Published online by Cambridge University Press: 22 September 2009
Community emerged as a rather unexpected theme in debates about the governability of liberal, democratic and market-based societies in the closing decades of the end of the twentieth century. Some predicted that the collapse of state socialism in the Soviet Union and its allies would lead to an uncritical acceptance of neo-liberal individualism: of the economic arrangements, social institutions and political mechanisms espoused by the regimes of Margaret Thatcher and Ronald Reagan. These solutions have been adopted and promoted by the know-how funds and financial institutions of the West. But this hegemony has not been uncontested. The arts of welfare government in the West have certainly come under sustained attack. Yet those who advocate individualistic, market-based solutions to all the ills that welfare addressed have also been judged to be mistaken in their premises, inaccurate in their analyses and deficient in their strategies of government.
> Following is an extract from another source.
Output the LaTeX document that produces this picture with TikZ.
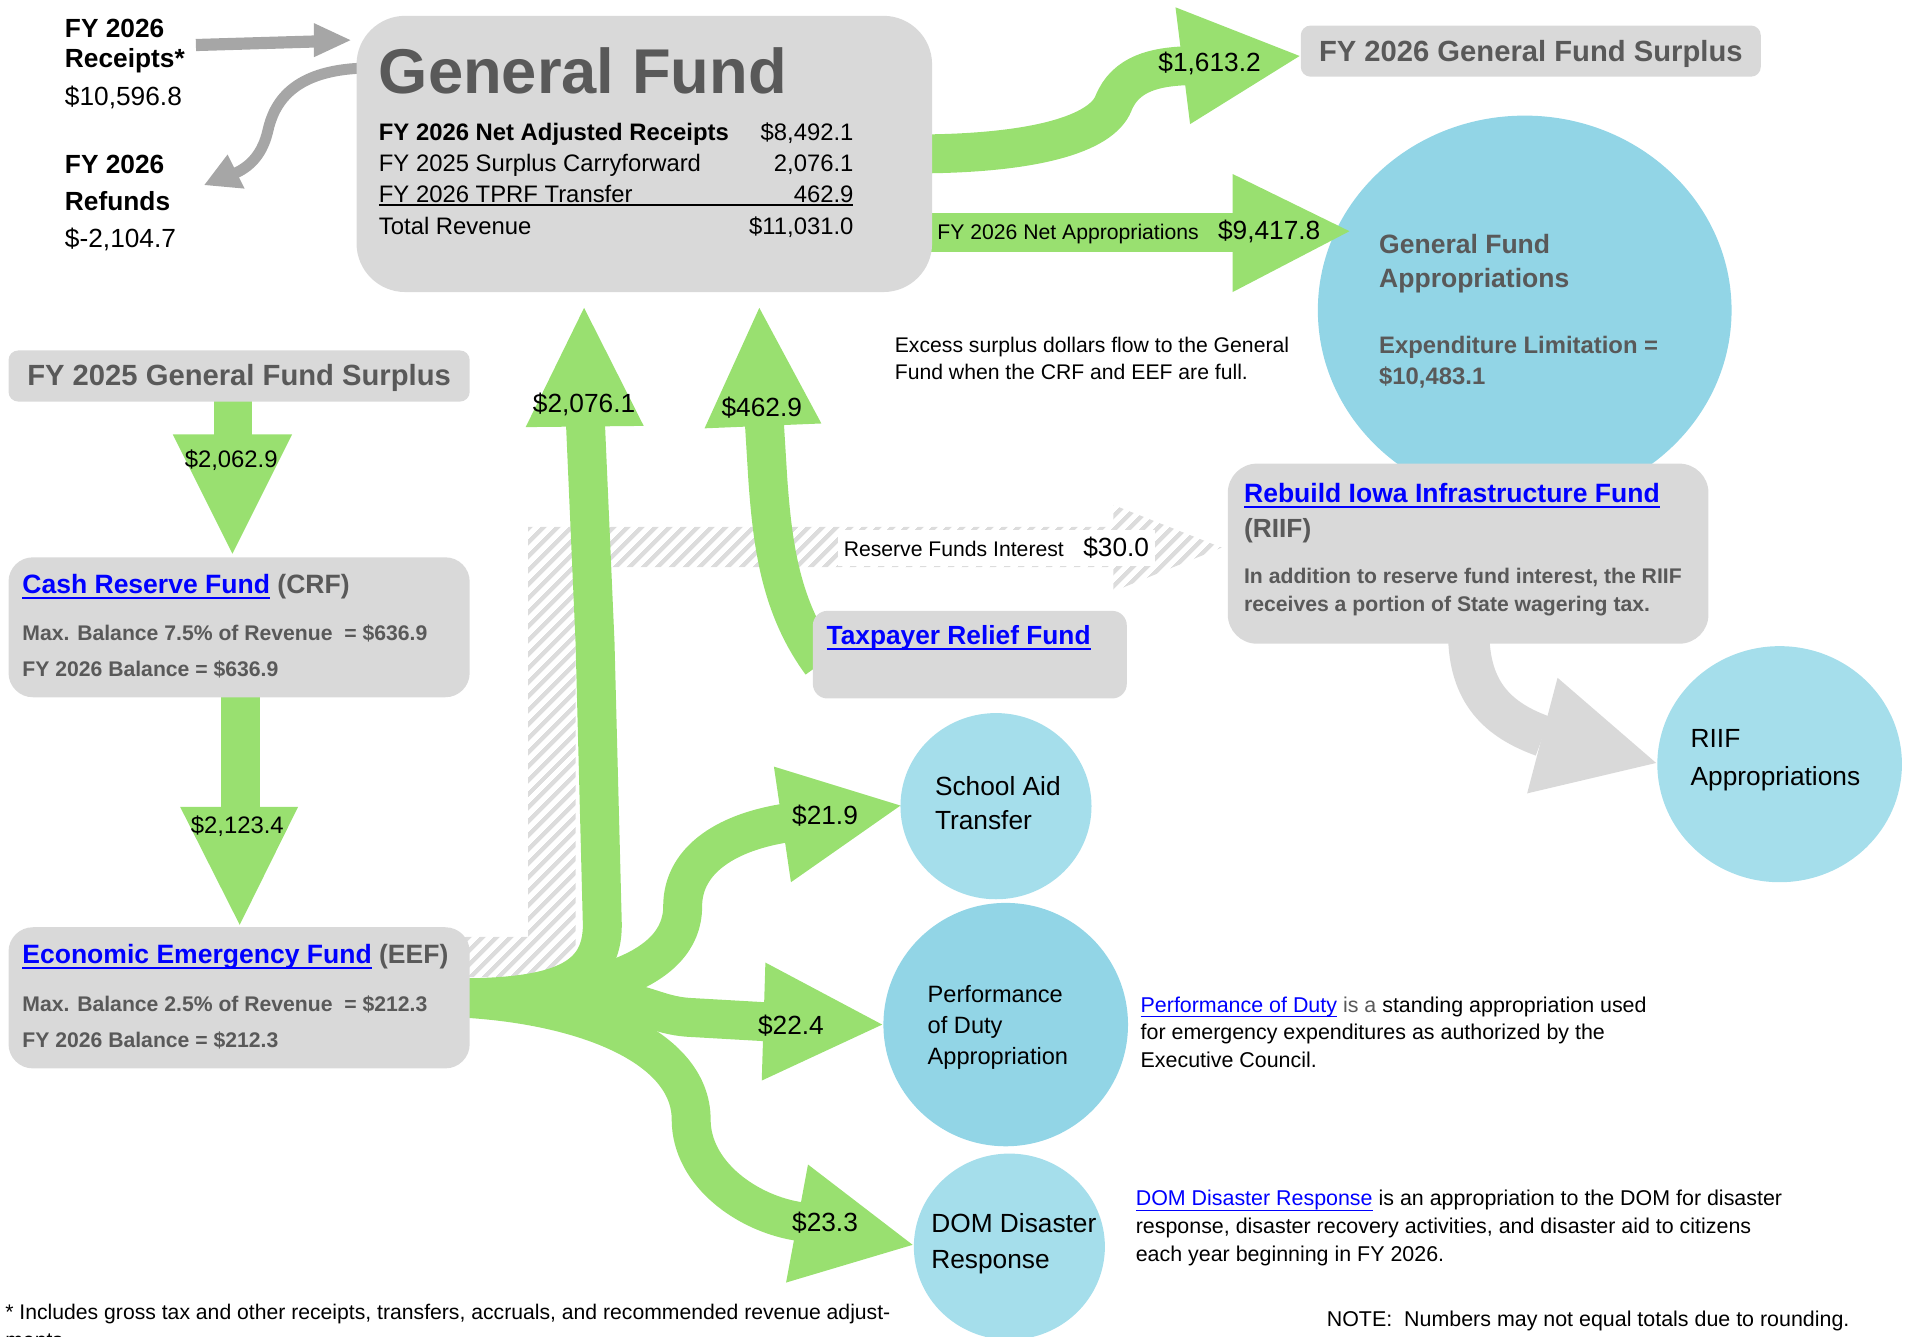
\documentclass[tikz,border=0pt]{standalone}
\usepackage{fontspec}
\setmainfont{Liberation Sans}
\usepackage{xcolor}
\usepackage{tikz}
\usetikzlibrary{shapes.geometric, positioning, fit, backgrounds, patterns.meta}

\definecolor{flowgreen}{HTML}{99E070}
\definecolor{boxgray}{HTML}{D9D9D9}
\definecolor{textgray}{HTML}{595959}
\definecolor{arrowgray}{HTML}{A6A6A6}
\definecolor{bubbledark}{HTML}{92D5E6}
\definecolor{bubblelight}{HTML}{A5DEEB}
\definecolor{linkblue}{HTML}{0000FF}
\definecolor{hatchgray}{HTML}{DCDCDC}

\setlength{\arrayrulewidth}{0.9pt}
\newcommand{\sz}[2]{\fontsize{#1}{#2}\selectfont}
\newcommand{\lnk}[2][0.9pt]{{\color{linkblue}\setbox0\hbox{#2}\rlap{\rule[-2.2pt]{\wd0}{#1}}\box0}}

\begin{document}
\begin{tikzpicture}[
    x=0.5pt, y=-0.5pt,
    fundbox/.style={fill=boxgray, rounded corners=10pt, inner sep=0pt},
    bubble/.style={ellipse, inner sep=0pt},
    flow/.style={draw=flowgreen, line width=16pt},
    headfill/.style={fill=flowgreen},
    grayflow/.style={draw=arrowgray, line width=5pt},
    txt/.style={inner sep=0pt, anchor=base west},
    blk/.style={inner sep=0pt, anchor=north west, align=left},
    val/.style={inner sep=0pt, font=\sz{10.8}{13}},
    hatch/.style={pattern={Lines[angle=45, distance=4pt, line width=1.9pt]}, pattern color=hatchgray},
]
    \useasboundingbox (0,0) rectangle (1568,1098);

    % Fund boxes
    \node[fundbox, rounded corners=20pt, fit={(293,13) (766,240)}] (gf) {};
    \node[fundbox, rounded corners=4pt, fit={(1069,21) (1447,63)}] (surp26) {};
    \node[fundbox, rounded corners=4pt, fit={(7,288) (386,330)}] (surp25) {};
    \node[fundbox, fit={(7,458) (386,573)}] (crf) {};
    \node[fundbox, fit={(7,762) (386,878)}] (eef) {};
    \node[fundbox, rounded corners=6pt, fit={(668,502) (926,574)}] (tprf) {};
    \node[fundbox, rounded corners=12pt, fit={(1009,381) (1404,529)}] (riif) {};

    \begin{scope}[on background layer]
    % Appropriation bubbles
    \node[bubble, fill=bubbledark, minimum width=170pt, minimum height=160pt] (gfapp) at (1253,255) {};
    \node[bubble, fill=bubblelight, minimum width=100.5pt, minimum height=97pt] (riifapp) at (1462.5,628) {};
    \node[bubble, fill=bubblelight, minimum width=78.5pt, minimum height=76.5pt] (school) at (818.5,662.5) {};
    \node[bubble, fill=bubbledark, minimum width=100.5pt, minimum height=100pt] (perf) at (826.5,842) {};
    \node[bubble, fill=bubblelight, minimum width=78.5pt, minimum height=76.5pt] (dom) at (829.5,1024.5) {};

    % Reserve fund interest to RIIF
    \fill[hatch] (380,770) -- (434,770) -- (434,433) -- (915,433) -- (915,415) -- (1004,450)
        -- (915,486) -- (915,466) -- (473,466) -- (473,803) -- (380,803) -- cycle;

    % General Fund outflows
    \draw[flow] ([xshift=-10pt]gf.east) .. controls (850,127) and (905,110) .. (915,85)
        .. controls (925,60) and (950,55) .. (975,54);
    \fill[headfill] (966,6) -- (978,102) -- (1068,46) -- cycle;
    \draw[flow] (756,191) -- (1020,191);
    \fill[headfill] (1013,143) -- (1013,240) -- (1109,190) -- cycle;

    % Surplus into the reserve funds
    \draw[flow] (191.5,325) -- (191.5,360);
    \fill[headfill] (142,357) -- (240,357) -- (191,455) -- cycle;
    \draw[flow] (197.5,565) -- (197.5,666);
    \fill[headfill] (148,663) -- (245,663) -- (197,760) -- cycle;

    % EEF outflows
    \draw[flow] (376,820) .. controls (460,820) and (495,805) .. (495,760) -- (489,528) -- (481,345);
    \fill[headfill] (432,351) -- (529,350) -- (480,253) -- cycle;
    \draw[flow] (376,820) .. controls (480,822) and (561,800) .. (561,745)
        .. controls (561,705) and (600,683) .. (648,676);
    \fill[headfill] (636,630) -- (650,725) -- (740,662) -- cycle;
    \draw[flow] (376,820) -- (500,822) .. controls (530,824) and (540,834) .. (565,836) -- (635,840);
    \fill[headfill] (629,791) -- (626,888) -- (725,842) -- cycle;
    \draw[flow] (376,820) .. controls (480,825) and (568,860) .. (568,920)
        .. controls (568,965) and (615,998) .. (658,1004);
    \fill[headfill] (664,957) -- (646,1054) -- (750,1023) -- cycle;

    % TPRF transfer back to the General Fund
    \draw[flow] (675,545) .. controls (642,500) and (635,450) .. (631,394) -- (628,345);
    \fill[headfill] (579,352) -- (675,348) -- (624,253) -- cycle;

    % Receipts and refunds
    \draw[grayflow] (161,37) -- (262,34);
    \fill[arrowgray] (258,19) -- (258,47) -- (288,33) -- cycle;
    \draw[grayflow, line width=4.5pt] (298,56) .. controls (240,58) and (225,85) .. (220,108)
        .. controls (216,125) and (207,136) .. (194,142);
    \fill[arrowgray] (187,127) -- (201,155) -- (168,152) -- cycle;

    % RIIF to appropriations
    \draw[draw=boxgray, line width=17pt] (1207,520) .. controls (1207,570) and (1232,592) .. (1268,605);
    \fill[boxgray] (1280,557) -- (1255,652) -- (1361,627) -- cycle;
    \end{scope}

    % Receipts and refunds text
    \node[blk, font=\sz{10.8}{12.5}\bfseries] (rcpt) at (53,15) {FY 2026\\Receipts*};
    \node[txt, font=\sz{10.8}{13}] (rcptval) at (53,87) {\$10,596.8};
    \node[blk, font=\sz{10.8}{15.25}] (rfnd) at (53,127) {\textbf{FY 2026}\\\textbf{Refunds}\\\$-2,104.7};

    % General Fund
    \node[txt, font=\sz{26}{30}\bfseries, text=textgray] (gftitle) at (311,77) {General Fund};
    \node[inner sep=0pt, anchor=north west, font=\sz{9.8}{12.65}] (gftab) at (311,97.3) {%
      \begin{tabular*}{195pt}{@{}l@{\extracolsep{\fill}}r@{}}
      \textbf{FY 2026 Net Adjusted Receipts} & \$8,492.1\\
      FY 2025 Surplus Carryforward & 2,076.1\\
      FY 2026 TPRF Transfer & 462.9\\
      \noalign{\vskip-3pt}\hline\noalign{\vskip3pt}
      Total Revenue & \$11,031.0
      \end{tabular*}};

    % Surplus boxes
    \node[font=\sz{12}{14}\bfseries, text=textgray, yshift=-1pt] (surp26txt) at (surp26.center) {FY 2026 General Fund Surplus};
    \node[font=\sz{12}{14}\bfseries, text=textgray, yshift=-1pt] (surp25txt) at (surp25.center) {FY 2025 General Fund Surplus};

    % Flow amounts
    \node[val] (v1613) at (994,52) {\$1,613.2};
    \node[txt, font=\sz{8.7}{10}] (netapp) at (770,197) {FY 2026 Net Appropriations};
    \node[val] (v9417) at (1043,190) {\$9,417.8};
    \node[val, font=\sz{9.8}{12}] (v2062) at (190,378) {\$2,062.9};
    \node[val, font=\sz{9.8}{12}] (v2123) at (195,679) {\$2,123.4};
    \node[val] (v2076) at (480,332) {\$2,076.1};
    \node[val] (v462) at (626,335) {\$462.9};
    \node[val] (v219) at (678,670) {\$21.9};
    \node[val] (v224) at (650,843) {\$22.4};
    \node[val] (v233) at (678,1005) {\$23.3};
    \node[fill=white, inner xsep=2.5pt, inner ysep=3pt, anchor=west] (rfi) at (688,450)
        {\sz{8.7}{10}Reserve Funds Interest\hspace{8pt}\sz{10.8}{12}\$30.0};

    % General Fund appropriations
    \node[blk, font=\sz{10.9}{14}\bfseries, text=textgray] (gfapptxt) at (1133,192) {General Fund\\Appropriations};
    \node[blk, font=\sz{9.8}{12.5}\bfseries, text=textgray] (gflimit) at (1133,276) {Expenditure Limitation =\\\$10,483.1};
    \node[blk, font=\sz{8.7}{11}] (excess) at (735,276.7) {Excess surplus dollars flow to the General\\Fund when the CRF and EEF are full.};

    % Reserve funds
    \node[txt, font=\sz{10.9}{12}\bfseries, text=textgray] (crftitle) at (18,488) {\lnk{Cash Reserve Fund} (CRF)};
    \node[blk, font=\sz{8.7}{15}\bfseries, text=textgray] (crftxt) at (18,512.7) {Max. Balance 7.5\% of Revenue\ \ = \$636.9\\FY 2026 Balance = \$636.9};
    \node[txt, font=\sz{10.9}{12}\bfseries, text=textgray] (eeftitle) at (18,792) {\lnk{Economic Emergency Fund} (EEF)};
    \node[blk, font=\sz{8.7}{15}\bfseries, text=textgray] (eeftxt) at (18,817.7) {Max. Balance 2.5\% of Revenue\ \ = \$212.3\\FY 2026 Balance = \$212.3};
    \node[txt, font=\sz{10.8}{12}\bfseries] (tprftitle) at (679,530) {\lnk{Taxpayer Relief Fund}};

    % RIIF
    \node[txt, font=\sz{10.9}{12}\bfseries] (riiftitle) at (1022,413) {\lnk{Rebuild Iowa Infrastructure Fund}};
    \node[txt, font=\sz{10.8}{12}\bfseries, text=textgray] (riifabbr) at (1022,442) {(RIIF)};
    \node[blk, font=\sz{8.7}{11.5}\bfseries, text=textgray] (riiftxt) at (1022,466.7) {In addition to reserve fund interest, the RIIF\\receives a portion of State wagering tax.};
    \node[blk, font=\sz{10.8}{15.5}] (riifapptxt) at (1389,599) {RIIF\\Appropriations};

    % Bubble labels
    \node[blk, font=\sz{10.8}{14}] (schooltxt) at (768,638) {School Aid\\Transfer};
    \node[blk, font=\sz{9.7}{12.75}] (perftxt) at (762,809) {Performance\\of Duty\\Appropriation};
    \node[blk, font=\sz{10.8}{14.5}] (domtxt) at (765,997) {DOM Disaster\\Response};

    % Notes
    \node[blk, font=\sz{8.8}{11.5}] (perfnote) at (937,818.5) {\lnk[0.5pt]{Performance of Duty} {\color{textgray}is a} standing appropriation used\\for emergency expenditures as authorized by the\\Executive Council.};
    \node[blk, font=\sz{8.8}{11.5}] (domnote) at (933,977.5) {\lnk[0.5pt]{DOM Disaster Response} is an appropriation to the DOM for disaster\\response, disaster recovery activities, and disaster aid to citizens\\each year beginning in FY 2026.};
    \node[blk, font=\sz{8.7}{11.5}] (foot) at (4,1071.7) {* Includes gross tax and other receipts, transfers, accruals, and recommended revenue adjust-\\ments.};
    \node[txt, font=\sz{8.8}{11}] (note) at (1090,1090) {NOTE:\ \ Numbers may not equal totals due to rounding.};

\end{tikzpicture}
\end{document}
Freed from the necessity to repeat the old battles between left and right, there has been a flowering of arguments which attempt to identify a ‘third way’ of governing. This is associated with the powers of a territory between the authority of the state, the free and amoral exchange of the market and the liberty of the autonomous, ‘rights-bearing’ individual subject. Whilst it begs many questions, let us call this space of semantic and programmatic concerns ‘community’.
There are different and competing versions of this ‘third space’.